Between cooking segments on the "Today" show this week, Laura rolled out the straw-man — sorry, "straw-person" — argument that the criticism of Miers was rooted in "sexism" (which is such a chick thing to say).

I'm a gyno-American, and I strenuously object.

The only sexism involved in the Miers nomination is the administration's claim that once they decided they wanted a woman, Miers was the best they could do. Let me just say, if the top male lawyer in the country is John Roberts and the top female lawyer is Harriet Miers, we may as well stop allowing girls to go to law school.

Ah, but perhaps you were unaware of Miers' many other accomplishments. Apparently she was THE FIRST WOMAN in Dallas to have a swimming pool in her back yard! And she was THE FIRST WOMAN with a safety deposit box at the Dallas National Bank! And she was THE FIRST WOMAN to wear pants at her law firm! It's simply amazing! And did you know she did all this while being a woman?

I don't know when Republicans became the party that condescends to women, but I am not at all happy about this development. This isn't the year 1880. And by the way, even in 1880, Miers would not have been the "most qualified" of all women lawyers in the U.S., of which there were 75.

By 1950, there were more than 6,000 women lawyers, three female partners at major law firms and three female federal judges. She may be a nut who belonged to a subversive organization, but Ruth Bader Ginsburg graduated first in her class from Columbia Law School — and that was before Harriet Miers was applying to law school.

Women have been graduating at the top of their classes at the best law schools for 50 years. Today, women make up about 45 percent of the students at the nation's top law schools (and more than 50 percent at all law schools).

Which brings us to the other enraging argument being made by the Bush administration and its few remaining defenders — the claim of "elitism." I also don't know when the Republican Party stopped being the party of merit and excellence and became the party of quotas and lying about test scores, but I don't like that development either.
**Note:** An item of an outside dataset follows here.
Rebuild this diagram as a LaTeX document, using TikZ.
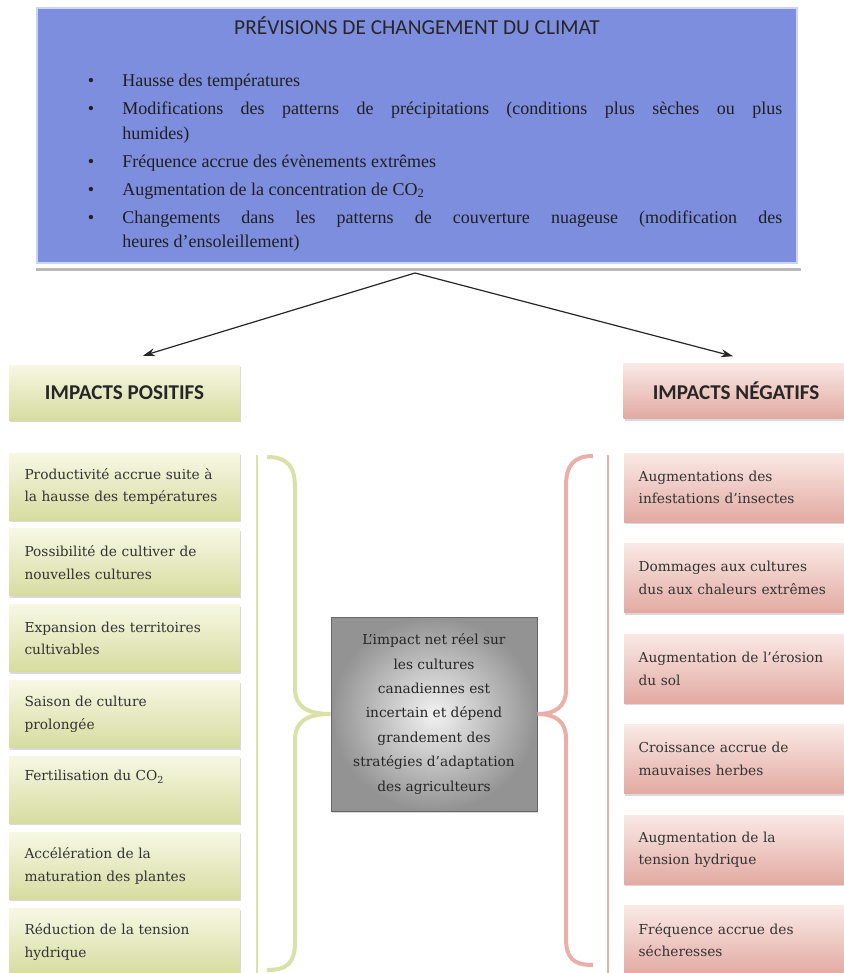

The average LSAT score at SMU Law School is 155. The average LSAT at Harvard is 170. That's a difference of approximately 1 1/2 standard deviations, a differential IQ experts routinely refer to as "big-ass" or "humongous." Whatever else you think of them, the average Harvard Law School student is very smart. I gather I have just committed a hate crime by saying so.

Contrary to the Bush administration's disingenuous arguments, it's not simply that Miers did not attend a top law school that makes her unqualified for the Supreme Court. (But that's a good start!) It's that she did not go on to rack up any major accomplishments since then, either.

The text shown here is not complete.